Mas o ambiente restritivo e hostil face à imigração não é exclusivo de Itália. A França, a Bélgica, a Dinamarca, a Holanda, a Suíça, a República Checa, o Reino Unido, todos estes países assistiram nos últimos anos à emergência de um discurso conservador e securitário que encontra na imigração o bode expiatório ideal. De acordo com Robert Marquand do The Christian Science Monitor, as vozes extremistas e nacionalistas antes monopolizadas por Jean-Marie Le Pen em França fazem hoje parte do discurso utilizado pelo centro político e a imigração é vista como uma crise, tanto pela direita como pela esquerda. Mesmo em Espanha, o discurso parece ter mudado sensivelmente desde a campanha para as eleições legislativas de Março último, em que o conflito que opôs Zapatero a Rajoy foi muitas vezes descrito como o conflito entre a tolerância e a intolerância. Não foi preciso o novo ministro do trabalho e imigração tomar posse para se perceber que o discurso oficial tinha endurecido. Reconhecendo as inquietações sobre o tema que fizeram deslocar parte do eleitorado para o Partido Popular, Celestino Corbacho passou a falar insistentemente da necessidade de governar com firmeza o fenómeno da imigração, reforçando a sua vinculação com as necessidades do mercado laboral. 
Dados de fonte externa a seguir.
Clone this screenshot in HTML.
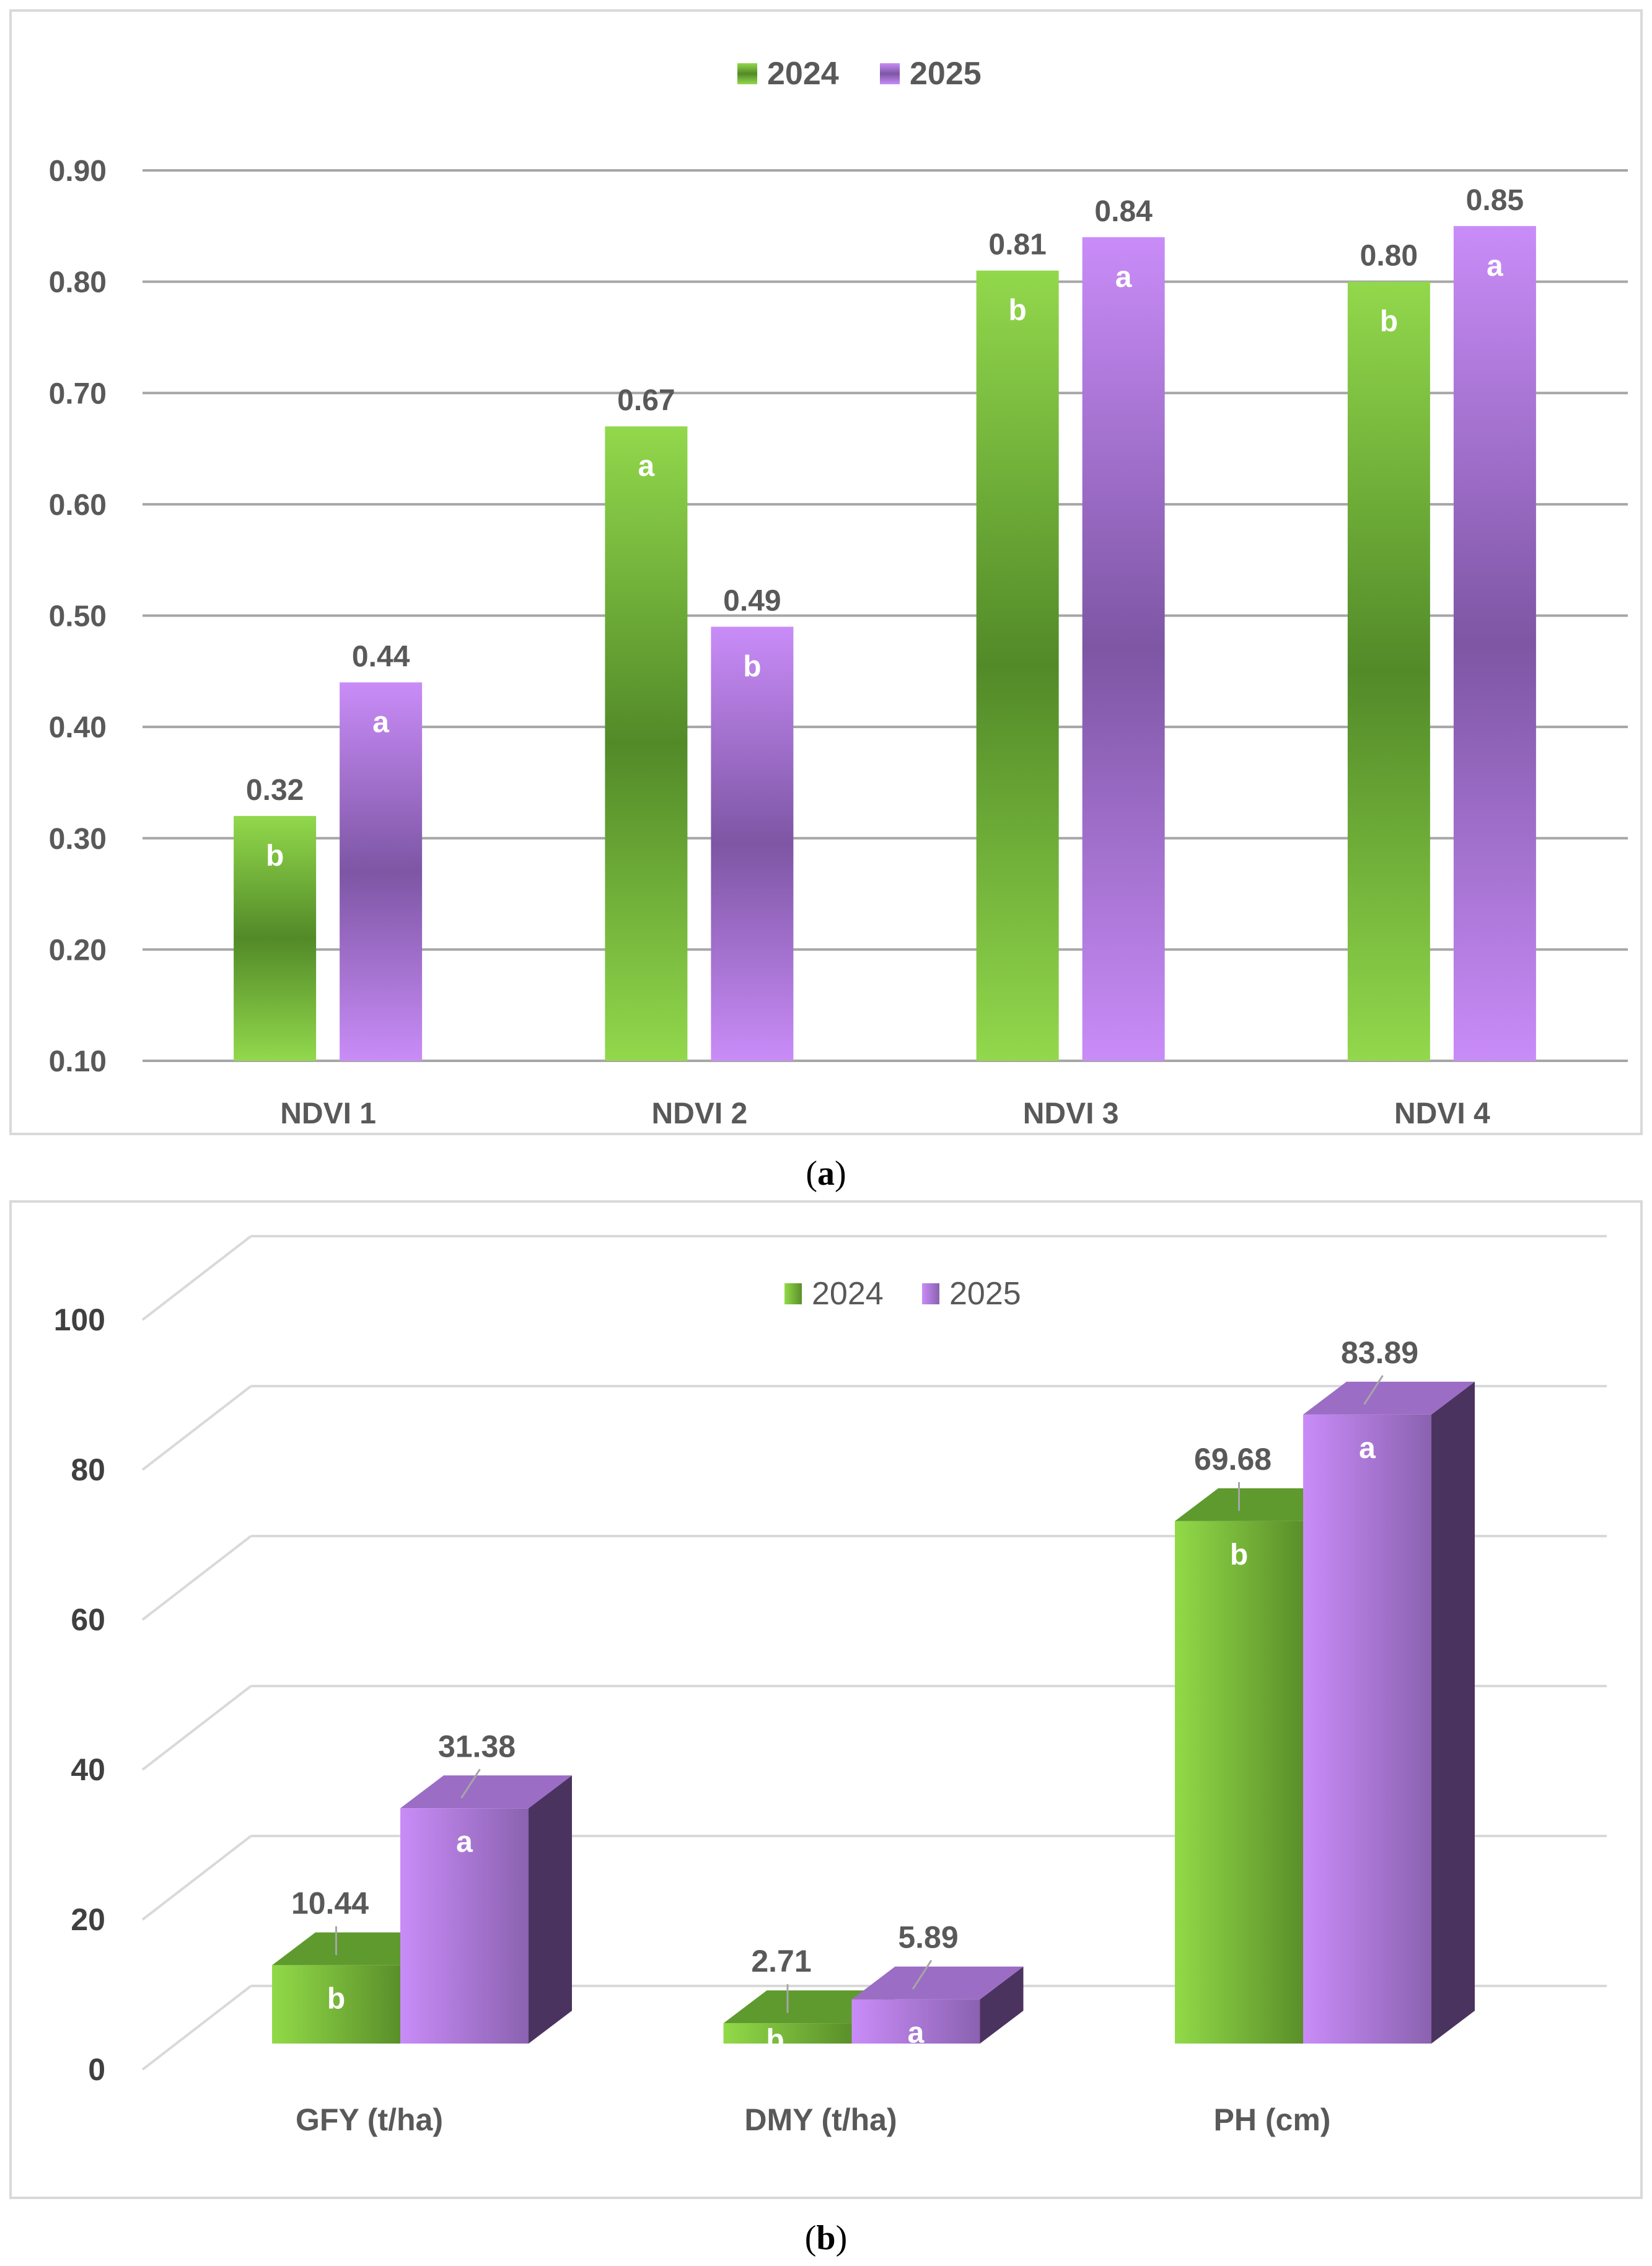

Em França, Nicolas Sarkozy chegou à presidência com um discurso duro e intransigente neste tema. Além do mais, são especialmente polémicos o recurso a testes de ADN para imigrantes que requerem a reunião da família em solo francês e o novíssimo pacto de imigração que muitos, em Espanha por exemplo, vêem como assimilação forçada e com alternativas nas leis já existentes. Tomando o relevo da presidência da União Europeia a partir de 1 de Julho próximo, o governo francês já elegeu como objectivo principal a adopção de um pacto europeu para a imigração, o chamado plano Sarkozy que há meses anda a ser negociado com alguns dos parceiros europeus, designadamente com Rodríguez Zapatero. O plano centra-se num endurecimento da política de imigração a nível europeu para limitar a entrada de imigrantes e assenta em cinco pilares: o controlo das fronteiras externas por parte de uma polícia europeia especial, a selecção dos imigrantes, a agilização das expulsões, a adopção de uma política comum de asilo e o fortalecimento da ajuda ao desenvolvimento dos países de origem dos imigrantes. Para além disto, o plano exorta os estados da UE a renunciar às regularizações maciças porque produzem efeito de chamada e interferem nas opções tomadas pelos estados vizinhos. 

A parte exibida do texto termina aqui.